After nearly 20 years, Alberta Duncan is being asked to set aside her trumpet and instead play an electronic version of “Taps” at veteran services and funerals where the song is typically performed.
Contacted Friday, Duncan confirmed that she was recently informed that the Highland County Honor Guard has asked her not to play the live version of “Taps” anymore.
“They do not want me to play live ‘Taps,’” she said. “They want me to hold that stupid electronic bugle.”
Duncan said she was told that she hits too many flat notes, and that her 53-year-old trumpet is too old and worn-looking.
“I’ve made some mistakes,” she said, “and it’s not the best looking trumpet that there is.” But she said she is “beyond hurt” that she has been asked to stop playing.
Along with playing “Taps” on the trumpet, Duncan often sings patriotic songs at events, and serves as a fundraiser and promoter for the Honor Guard.
Duncan is not a veteran, but she has been an honorary member – “or ornery member,” she jokes – since she played “Taps” at the funeral of a friend’s father and was asked by veterans officials at the time to keep playing with the Honor Guard, along with performing at various patriotic ceremonies.
“I might make a mistake or two,” she said. But she recently had her trumpet thoroughly cleaned. She said the person who performed the task remarked that the instrument was in surprisingly good shape for its age.
Honor Guard Commander David Bays confirmed Friday that a motion was made, seconded and passed at a recent meeting to replace Duncan’s live version of “Taps” with the electronic bugle.
“I’m not the one who brought it up,” he said.
An electronic bugle looks like a typical trumpet but plays a recorded version while someone holds it to their lips to imitate playing.

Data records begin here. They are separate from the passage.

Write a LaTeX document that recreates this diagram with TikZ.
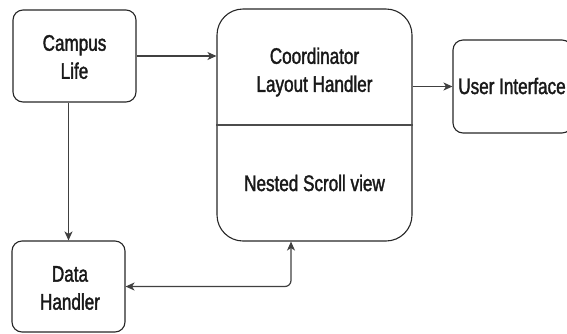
\documentclass[tikz,border=0pt]{standalone}
\usepackage{fontspec}
\newfontfamily\labfont[FakeStretch=0.76,FakeBold=1.6]{Liberation Sans}
\usetikzlibrary{arrows.meta}
\begin{document}
\begin{tikzpicture}[x=1pt,y=-1pt,
  box/.style={draw=black!85, line width=1.1pt, rounded corners=10pt, inner sep=0pt},
  lbl/.style={align=center, inner sep=0pt, text=black!90, font=\labfont\fontsize{22.5}{28}\selectfont},
  arr/.style={draw=black!75, line width=1.2pt, -{Stealth[length=9pt,width=8pt,inset=2.5pt]}},
  arrb/.style={draw=black!75, line width=1.2pt, {Stealth[length=9pt,width=8pt,inset=2.5pt]}-{Stealth[length=9pt,width=8pt,inset=2.5pt]}, rounded corners=6pt}]
\useasboundingbox (0,0) rectangle (567,333);
\node[box, minimum width=123pt, minimum height=92pt] (campus) at (74.5,56) {};
\node[box, minimum width=195pt, minimum height=232pt, rounded corners=26pt] (coord) at (314.5,125) {};
\node[box, minimum width=119pt, minimum height=93pt] (ui) at (512.5,86.5) {};
\node[box, minimum width=113pt, minimum height=91pt] (data) at (68.5,286.5) {};
\draw[draw=black!70, line width=1.1pt] (coord.west) -- (coord.east);
\node[lbl] (tcampus) at (74.5,57) {Campus\\Life};
\node[lbl] (tcoord) at (314.5,72) {Coordinator\\Layout Handler};
\node[lbl] (tnested) at (314.5,183) {Nested Scroll view};
\node[lbl] (tui) at (512,86) {User Interface};
\node[lbl] (tdata) at (70,288) {Data\\Handler};
\draw[arr] (campus.east) -- (campus.east -| coord.west);
\draw[arr] (campus.south -| data.north) -- (data.north);
\draw[arr] (ui.west -| coord.east) -- (ui.west);
\draw[arrb] (data.east) -| ([xshift=-23.5pt]coord.south);
\end{tikzpicture}
\end{document}
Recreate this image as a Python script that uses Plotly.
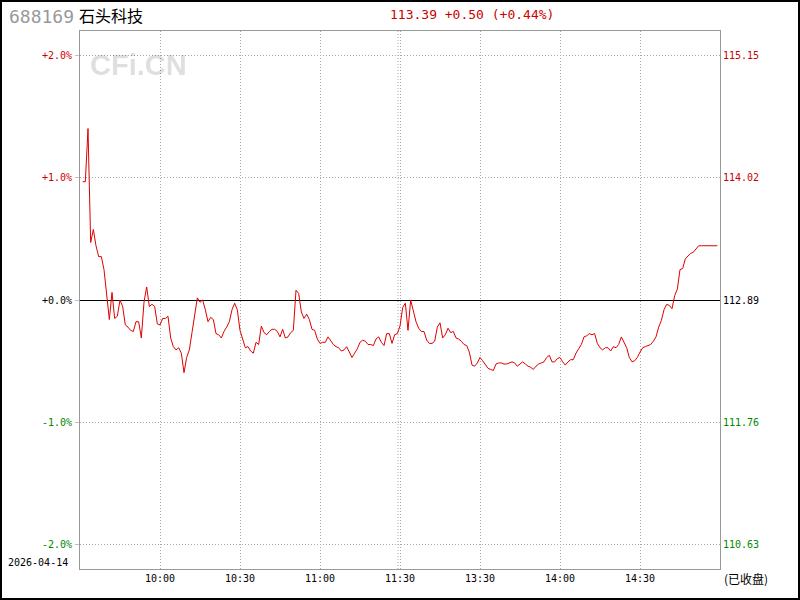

Bays said the electronic bugle’s version has “perfect pitch” and is particularly moving, bringing tears to the eyes of listeners. He said the families of fallen soldiers deserve the utmost respect at their funeral services, including pitch-perfect music and rifle salutes that fire their volleys with precision.
Bays said he appreciates everything Duncan does for the Honor Guard, and that seven years ago – when he said some had suggested replacing her – “I defended her.” But he said he agrees now that it’s time for a change.

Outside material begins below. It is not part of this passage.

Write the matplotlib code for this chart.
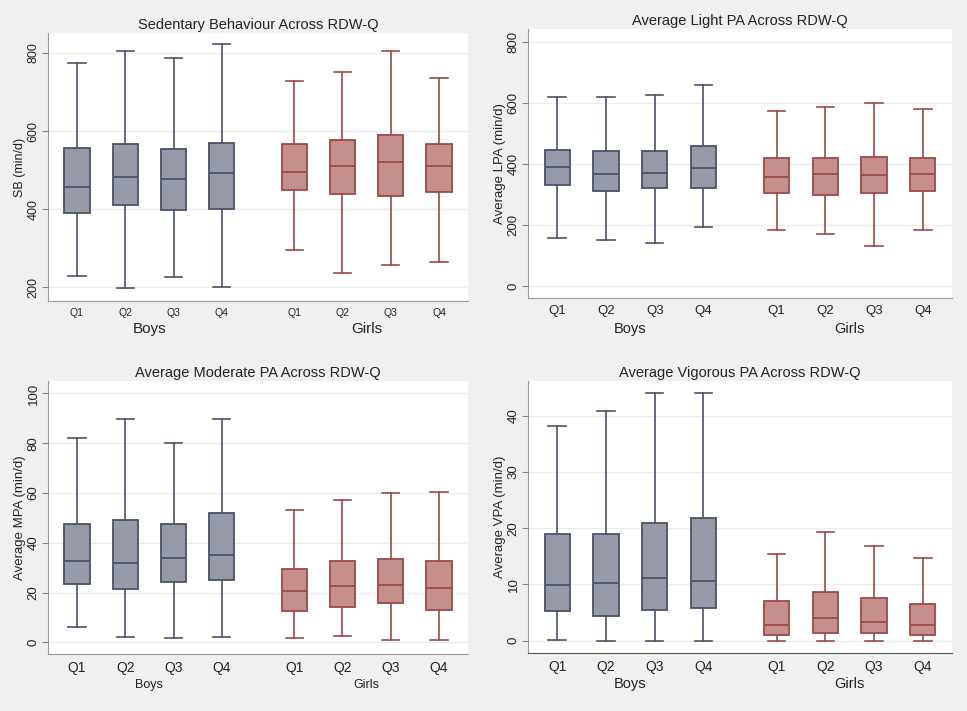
import matplotlib
matplotlib.use("Agg")
import matplotlib.pyplot as plt

plt.rcParams['font.family'] = ['Liberation Sans', 'DejaVu Sans']

quartiles = ["Q1", "Q2", "Q3", "Q4"]
groups = ["Boys", "Girls"]

# each stat row: lower whisker, Q1, median, Q3, upper whisker
sb_boys = [[230, 391, 458, 557, 774], [197, 410, 482, 568, 804],
           [226, 397, 477, 555, 787], [202, 400, 492, 570, 823]]
sb_girls = [[295, 450, 495, 566, 728], [236, 440, 510, 576, 750],
            [256, 433, 520, 589, 804], [264, 443, 511, 567, 736]]

lpa_boys = [[158, 332, 392, 447, 618], [153, 312, 369, 444, 618],
            [142, 321, 372, 444, 627], [194, 321, 388, 458, 659]]
lpa_girls = [[184, 307, 357, 419, 575], [172, 299, 367, 419, 586],
             [133, 304, 365, 424, 601], [184, 313, 367, 419, 579]]

mpa_boys = [[6.3, 23.4, 32.5, 47.5, 82.1], [2.3, 21.4, 32.0, 49.3, 89.8],
            [1.9, 24.2, 33.7, 47.4, 80.2], [2.1, 24.9, 34.9, 52.1, 89.6]]
mpa_girls = [[1.9, 12.4, 20.5, 29.6, 53.3], [2.7, 14.3, 22.6, 32.5, 57.3],
             [1.1, 15.9, 23.0, 33.6, 60.1], [0.9, 12.9, 21.8, 32.5, 60.5]]

vpa_boys = [[0.2, 5.3, 9.9, 19.0, 38.2], [0.0, 4.3, 10.3, 19.0, 40.8],
            [0.0, 5.5, 11.2, 21.0, 44.0], [0.0, 5.8, 10.6, 21.8, 44.0]]
vpa_girls = [[0.0, 1.0, 2.8, 7.0, 15.5], [0.0, 1.4, 4.0, 8.7, 19.3],
             [0.0, 1.4, 3.4, 7.5, 16.8], [0.0, 1.0, 2.8, 6.6, 14.7]]

titles = ["Sedentary Behaviour Across RDW-Q", "Average Light PA Across RDW-Q",
          "Average Moderate PA Across RDW-Q", "Average Vigorous PA Across RDW-Q"]
ylabels = ["SB (min/d)", "Average LPA (min/d)", "Average MPA (min/d)", "Average VPA (min/d)"]
yticks = [[200, 400, 600, 800], [0, 200, 400, 600, 800],
          [0, 20, 40, 60, 80, 100], [0, 10, 20, 30, 40]]
ylims = [(165, 851), (-38, 842), (-4.7, 105), (-2.2, 46.2)]

data = [(sb_boys, sb_girls), (lpa_boys, lpa_girls),
        (mpa_boys, mpa_girls), (vpa_boys, vpa_girls)]

# pixel rects: left, right, top, bottom
rects = [(48, 468, 33, 301), (528, 952, 29, 298),
         (48, 468, 381, 654), (528, 952, 381, 653)]
# per panel font sizes: xtick, group label, ytick, ylabel
fonts = [(7.5, 11, 9, 9), (9.5, 10.5, 9.5, 9.5), (10, 9, 9.5, 9.5), (10, 10.5, 9.5, 9.5)]
group_off = [20, 22, 22, 22]

W, H = 967, 711
boy_fill, boy_edge = "#969ba7", "#4b5167"
girl_fill, girl_edge = "#c68f8d", "#9c4a47"

positions_boys = [1, 2, 3, 4]
positions_girls = [5.5, 6.5, 7.5, 8.5]

fig = plt.figure(figsize=(W / 100, H / 100), dpi=100, facecolor="#eff0f0")

for i in range(4):
    l, r, t, b = rects[i]
    ax = fig.add_axes([l / W, 1 - b / H, (r - l) / W, (b - t) / H])
    ax.set_facecolor("white")
    boys, girls = data[i]
    for stats_rows, pos, fill, edge in [(boys, positions_boys, boy_fill, boy_edge),
                                        (girls, positions_girls, girl_fill, girl_edge)]:
        stats = [dict(whislo=s[0], q1=s[1], med=s[2], q3=s[3], whishi=s[4], label=q)
                 for s, q in zip(stats_rows, quartiles)]
        ax.bxp(stats, positions=pos, widths=0.52, patch_artist=True, showfliers=False,
               capwidths=0.36,
               boxprops=dict(facecolor=fill, edgecolor=edge, linewidth=1.3),
               medianprops=dict(color=edge, linewidth=1.3),
               whiskerprops=dict(color=edge, linewidth=1.2),
               capprops=dict(color=edge, linewidth=1.2))

    xt, gf, yt, yl = fonts[i]
    ax.set_xlim(0.4, 9.1)
    ax.set_ylim(*ylims[i])
    ax.set_xticks(positions_boys + positions_girls)
    ax.set_xticklabels(quartiles + quartiles, fontsize=xt, color="#222222")
    ax.tick_params(axis="x", length=0, pad=5)
    ax.set_yticks(yticks[i])
    ax.set_yticklabels([str(v) for v in yticks[i]], fontsize=yt, rotation=90,
                       va="center", color="#222222")
    ax.tick_params(axis="y", length=4, color="#888888", pad=2)
    ax.yaxis.grid(True, color="#ececec", linewidth=1)
    ax.set_axisbelow(True)
    ax.set_ylabel(ylabels[i], fontsize=yl, color="#222222", labelpad=1)
    ax.set_title(titles[i], fontsize=10.5, color="#222222", pad=3)
    for side in ["top", "right"]:
        ax.spines[side].set_visible(False)
    ax.spines["left"].set_color("#999999")
    ax.spines["bottom"].set_color("#555555" if i == 3 else "#999999")
    for g, pos in zip(groups, [positions_boys, positions_girls]):
        ax.annotate(g, xy=(sum(pos) / 4, 0), xycoords=("data", "axes fraction"),
                    xytext=(0, -group_off[i]), textcoords="offset points",
                    ha="center", va="center", fontsize=gf, color="#222222")

fig.savefig("out.png", dpi=100, facecolor=fig.get_facecolor())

Honor Guard member David Pinney said Friday he disagrees. He said he was “one of the few” who voted against the motion to replace Duncan’s live “Taps” with an electronic version.
Pinney, who is quartermaster with VFW 9094 and chaplain with AMVETS, said Duncan does not just serve the veterans year-round, but “the whole community.”
“She has a God-given talent,” said Pinney, both in singing and instrumental playing.
While “Taps” is technically a “bugle call” and not a song, words have been written over the years to accompany the tune. Pinney recalled a ceremony in Greenfield three years ago for a World War II Army nurse, where a family member asked that the words to “Taps” be recited. Instead, Duncan sang the words a cappella.
“The family’s response was wonderful,” said Pinney.
“She might make a squeak on the trumpet now and then, but it doesn’t bother me, personally, and I don’t think it bothers the families,” said Pinney. “She puts her heart into it. I’m a supporter of Alberta.”
Duncan said she laughed when she was told her trumpet looks too old and decrepit.
“I said, ‘Have you guys looked in the mirror lately?’”
Duncan, who plays with the Southern State community band, said she refuses to pretend to play an electronic bugle. She plans to attend the next Honor Guard meeting.
“That meeting was theirs, the next meeting is mine,’ she said.
“I’ve brought many a tear to people’s eyes” with her rendition of “Taps,” she said. Duncan, who now lives in Centerville, said she makes no money from her participation, other than asking for $5 for gas, even though the Honor Guard policy says she is entitled to $20, she said.
“I love my veterans in Highland County. I love all this stuff,” said Duncan.